Automatic requirements that the OCC set over the years — and aren’t required by law or regulation — will be scrapped for community banks. That includes a risk assessment for fair lending practices, as well as periodic reviews of compliance with the national flood insurance program.
Examiners can dial up requirements if they deem it necessary, but they will not do so “for the sake of completing procedures required by OCC policy,” the agency says. The OCC is also weighing requesting less data from community banks.
Those are welcome changes for bankers, who frequently say that the “pre-exam document request process is unnecessarily burdensome,” says Patrick Hanchey, a lawyer at Alston & Bird.
“Bank personnel are spending a lot of time providing stuff that’s really not related to whether the bank is operating in a safe and sound manner — it’s just really a lot of paper pushing,” Hanchey says. “I’ve heard that a lot through the years.”
The OCC is also loosening supervision around risks from models that community banks use — whether for underwriting loans on their own or made through fintechs. It will limit a “massive ongoing expense” for banks that spend on personnel to validate what can ultimately be simple models, says Matt Bisanz, a lawyer at Mayer Brown.
Rather than requiring full annual validations, the OCC says examiners should decide whether an individual bank’s usage of models warrants more scrutiny.
Focus on Material Risks
Lawyers are also optimistic that the agencies will no longer escalate minor process issues into punishing banks for unsafe practices.
The focus on material financial risks to banks is at the heart of regulators’ directives to supervisors. But the OCC and FDIC are also proposing to formalize that approach in a new rule defining “unsafe or unsound practices.” The proposal is open for public comment.
Bisanz, of Mayer Brown, recalls clients who’ve gotten dinged for problems with Reg W, which cover bank transactions with affiliates, even if they were a tiny portion of banks’ balance sheets.

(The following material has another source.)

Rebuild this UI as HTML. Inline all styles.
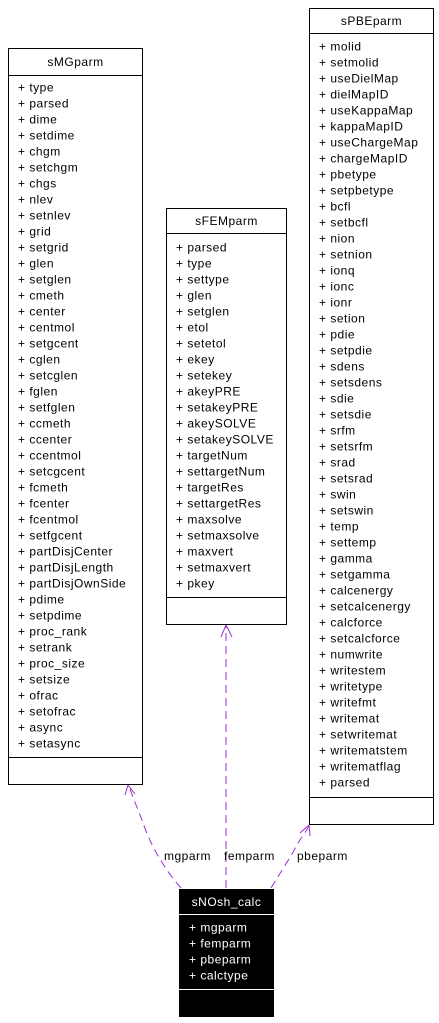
<!DOCTYPE html>
<html><head><meta charset="utf-8"><style>
html,body{margin:0;padding:0;background:#fff;}
svg{display:block;font-family:"Liberation Sans",Arial,sans-serif;font-size:12px;letter-spacing:0.5px;}
</style></head><body>
<svg id="d" width="439" height="1023" viewBox="0 0 439 1023">
<g id="edges" fill="none" stroke="#9a32cd" stroke-width="1" stroke-dasharray="8,5">
<path d="M181,888 C165,870 150,845 142,820 C136,805 132,795 129,786"/>
<path d="M226,888 L226,626"/>
<path d="M271,888 C282,870 292,855 298,843 C303,835 307,830 309,826"/>
</g>
<g stroke="#9a32cd" stroke-width="1" fill="none">
<path d="M125,795 L128,785 L135,794"/>
<path d="M221,637 L226,625 L232,637"/>
<path d="M300,833 L309,825 L310,836"/>
</g>
<g fill="#000">
<text x="164" y="860">mgparm</text>
<text x="224" y="860">femparm</text>
<text x="297" y="860">pbeparm</text>
</g>
<g id="boxes"></g>
</svg>
<script>
const NS="http://www.w3.org/2000/svg";
const mg=["type","parsed","dime","setdime","chgm","setchgm","chgs","nlev","setnlev","grid","setgrid","glen","setglen","cmeth","center","centmol","setgcent","cglen","setcglen","fglen","setfglen","ccmeth","ccenter","ccentmol","setcgcent","fcmeth","fcenter","fcentmol","setfgcent","partDisjCenter","partDisjLength","partDisjOwnSide","pdime","setpdime","proc_rank","setrank","proc_size","setsize","ofrac","setofrac","async","setasync"];
const fem=["parsed","type","settype","glen","setglen","etol","setetol","ekey","setekey","akeyPRE","setakeyPRE","akeySOLVE","setakeySOLVE","targetNum","settargetNum","targetRes","settargetRes","maxsolve","setmaxsolve","maxvert","setmaxvert","pkey"];
const pbe=["molid","setmolid","useDielMap","dielMapID","useKappaMap","kappaMapID","useChargeMap","chargeMapID","pbetype","setpbetype","bcfl","setbcfl","nion","setnion","ionq","ionc","ionr","setion","pdie","setpdie","sdens","setsdens","sdie","setsdie","srfm","setsrfm","srad","setsrad","swin","setswin","temp","settemp","gamma","setgamma","calcenergy","setcalcenergy","calcforce","setcalcforce","numwrite","writestem","writetype","writefmt","writemat","setwritemat","writematstem","writematflag","parsed"];
const calc=["mgparm","femparm","pbeparm","calctype"];
const g=document.getElementById('boxes');
function mk(t,a){const e=document.createElementNS(NS,t);for(const k in a)e.setAttribute(k,a[k]);g.appendChild(e);return e;}
function box(name,x,top,w,sep1,first,items,sep2,bottom,dark){
 const fg=dark?"#fff":"#000";
 const r=mk('rect',{x:x+0.5,y:top+0.5,width:w,height:bottom-top,fill:dark?"#000":"#fff",stroke:"#000"});
 
 
 const l1=mk('line',{x1:x,x2:x+w+1,y1:sep1+0.5,y2:sep1+0.5,stroke:fg});
 
 
 const l2=mk('line',{x1:x,x2:x+w+1,y1:sep2+0.5,y2:sep2+0.5,stroke:fg});
 
 
 const t=mk('text',{x:x+w/2+0.5,y:(top+sep1)/2+4.5,'text-anchor':'middle',fill:fg});
 t.textContent=name;
 
 
 items.forEach((s,i)=>{
  const e=mk('text',{x:x+10,y:first+i*16+4.5,fill:fg});
  e.textContent="+ "+s;
  
  
 });
}
box("sMGparm",8,48,134,75,87,mg,757,784,false);
box("sFEMparm",166,208,120,233,247,fem,597,624,false);
box("sPBEparm",309,8,124,33,46,pbe,797,824,false);
box("sNOsh_calc",179,889,94,914,927,calc,989,1016,true);
</script>
</body></html>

“Was the examiner correct that they identified transactions that appear to violate Reg W? Sure,” he says. “Is there any way that that transaction could have led to the failure of the bank? No, full stop, no.”
Early Release
For banks who do get in trouble, the FDIC’s new standard releasing them from consent orders once they’re in “substantial compliance” could help them expand sooner.
It takes a “long time to get back in good graces” with regulators, says Chip MacDonald, a bank lawyer at MacDonald Partners. And in the meantime, getting regulatory approval for new branches, new products or mergers gets tougher.
The standard has recently been “almost perfection,” says Kruppa, the Bradley lawyer. And if banks have effectively met the mark, they can get back to their “fundamental blocking and tackling” quicker, she says.
“That’s positive for the banks,” she says. “It’s positive for the communities they serve, and it’s positive for our economy as a whole.”